Dem hält der Gesamtverband der Deutschen Versicherungswirtschaft (GDV) entgegen, dass fast alle Gebäude problemlos gegen Hochwasser oder Starkregen versicherbar seien. Der GDV lehnt denn auch eine Versicherungspflicht ab, sieht aber Handlungsbedarf, um volkswirtschaftliche Schäden zu minimieren.

Schadensausgleich durch Steuermittel?

Dass die finanziellen Dimensionen enorm sind, belegt auch der Bund der Versicherten in einer Pressemitteilung. Nahezu jede stärkere Überschwemmung in Deutschland in den letzten Jahren hatte Staatshilfen in Höhe mehrere Milliarden Euro verursacht, rechnet er vor. Besonders ausgeprägt sei die Hilfe in Wahljahren ausgefallen. 2002 stellte die öffentliche Hand nach Überschwemmungen mehr als sechs Milliarden Euro bereit, im Wahljahr 2013 waren es sogar über acht Milliarden Euro.
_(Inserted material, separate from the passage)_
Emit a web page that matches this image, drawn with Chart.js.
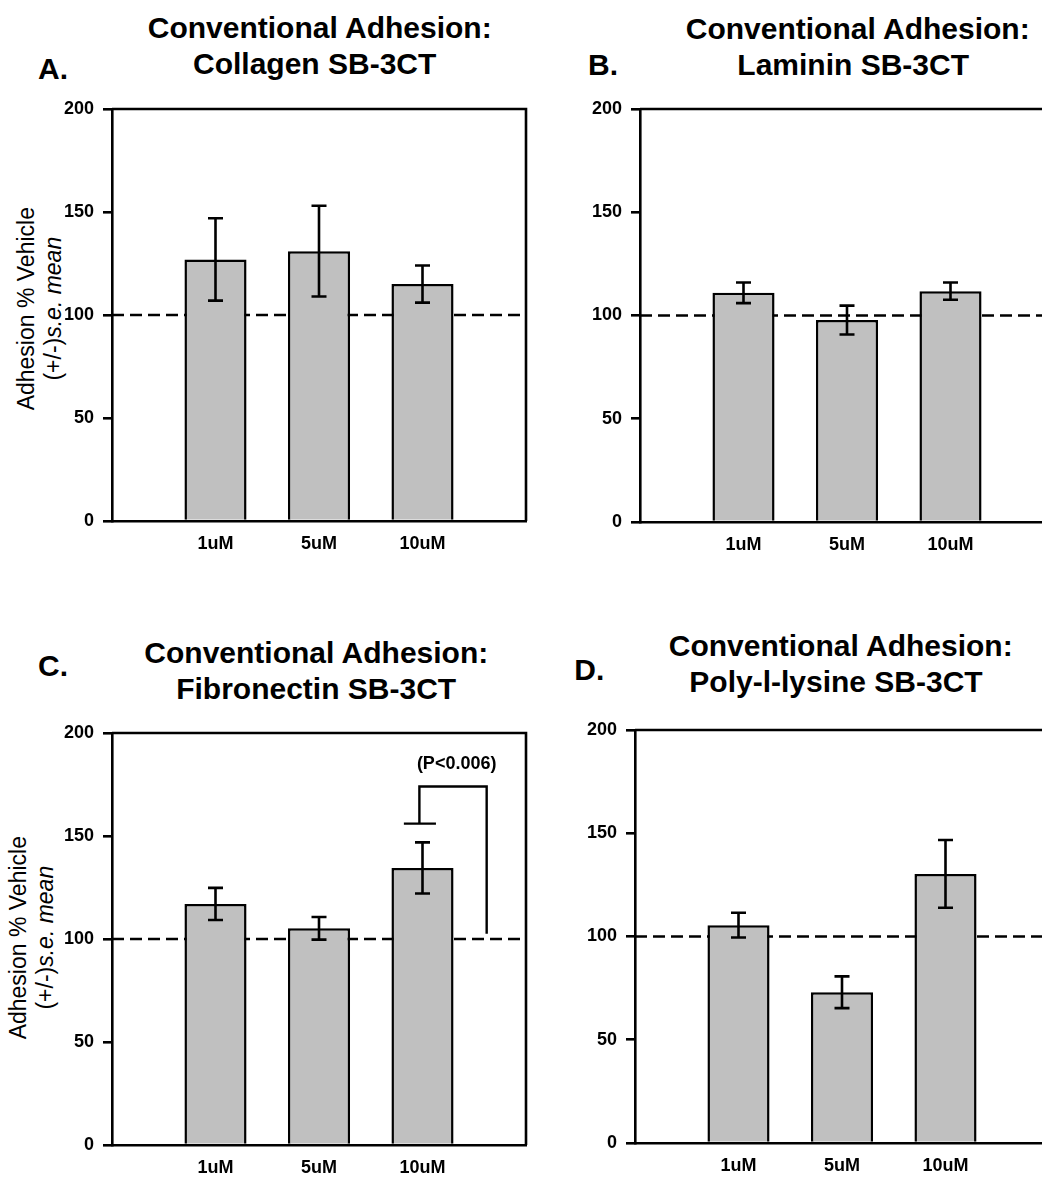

Nach dem Ahrtal Hochwasser stellte alleine Nordrhein-Westfalen rund 12,3 Milliarden für den Wiederaufbau zur Verfügung. Dabei kommt zwar den privaten Hausbesitzern jeweils nur ein vergleichsweise geringer Anteil zu. Aber zur Kasse gebeten werde damit jeder einzelne Steuerzahler.

Befürworter der Pflichtversicherung bezeichnen es deswegen als dringend notwendig, dass die Politik eine verpflichtende Elementarversicherung für Eigentümer einführt. Das Risiko von Starkregen und Naturkatastrophen sei unkalkulierbar für den Verbraucher und nehme wegen des Klimawandels weiter zu. Manchmal müsse man zu seinem Glück auch gezwungen werden, kommentieren viele Experten und verweisen auf das Beispiel der Kfz-Versicherung.